Finding closest values in two numpy arrays

Question

The aim here is speed- I am trying to get away from looping through the arrays in question. It can however be assumed that the two arrays are sorted.

a = np.arange(10)
b = np.array([2.3, 3.5, 5.8, 13])
c = somefunc(a,b)

Now somefunc should find the indices of a for which the values in b are closest too, i.e.

In []: c
Out[]: array([2, 3or4, 6, 9])  #3 or 4 depending on python2 or 3

Once again, this could be done with a loop, but I am looking for something a lot faster. I got quite close by taking the absolute difference type approach, something like:

np.argmin(np.abs(a[:, np.newaxis] - b), axis=0)

But even this is a little slow as a lot of unnecessary subtractions are done.

Answer 1

So using the suggestion from @Eelco to use searchsorted, I came to the following which is quicker with a larger dataset than the np.argmin on the vector method:

def finder(a, b):
    dup = np.searchsorted(a, b)
    uni = np.unique(dup)
    uni = uni[uni < a.shape[0]]
    ret_b = np.zeros(uni.shape[0])
    for idx, val in enumerate(uni):
        bw = np.argmin(np.abs(a[val]-b[dup == val]))
        tt = dup == val
        ret_b[idx] = np.where(tt == True)[0][bw]
    return np.column_stack((uni, ret_b))

Answer 2

scipy.spatial.cKDTree is the simplest solution to this problem; vectorized and more than likely good enough for your application; but not theoretically optimal given that your data is sorted.

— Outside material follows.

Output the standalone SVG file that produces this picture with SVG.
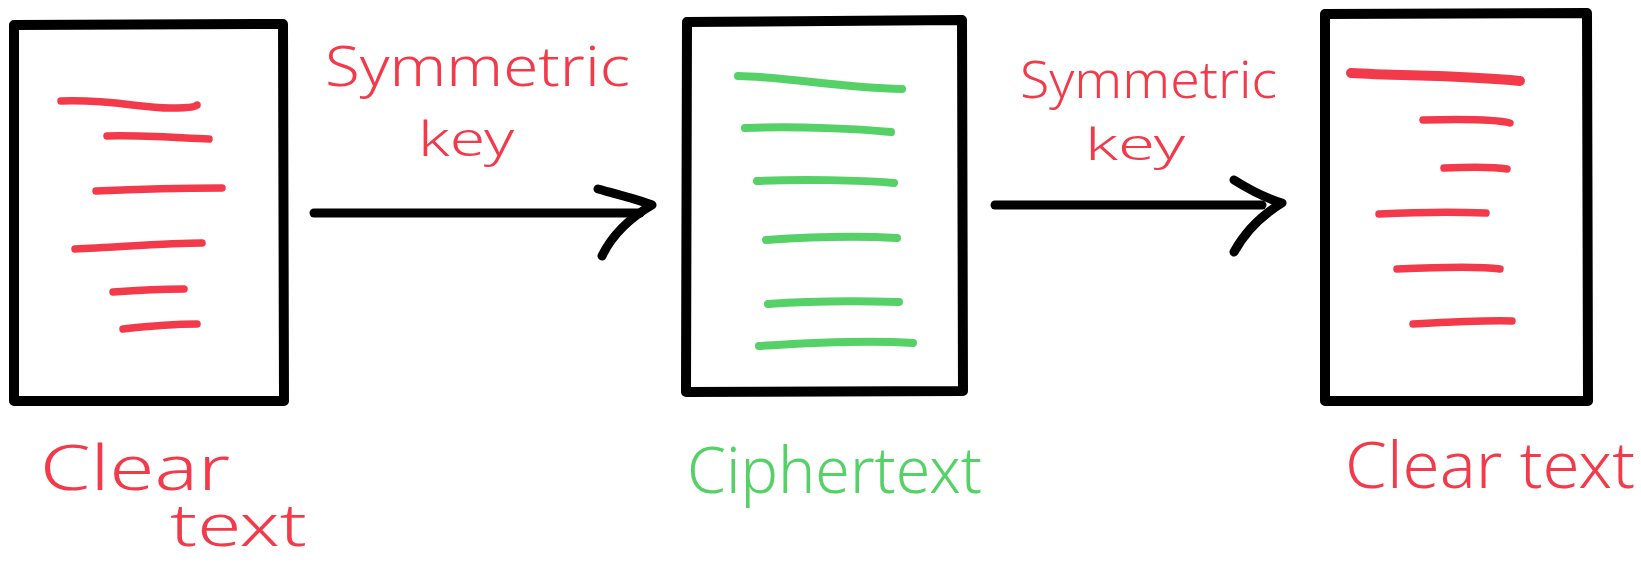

Alternatively, you can use numpy.searchsorted. Use this to find the left-or right sided insertion point, and then compare that point and the next one to find the closest point.

Answer 3

keep track of two pointers, one for the current index for a, and one for b. as we increment pointer a, we keep track of the min difference and index between the elements being pointed to, until pointed_a > pointed_b. update the min difference and index again (if there are changes). there we have our answer for the first element. continue the search similarly by increasing the pointer for b, and pick up pointer a from where we left off.

complexity: O( len a + len b ), therefore linear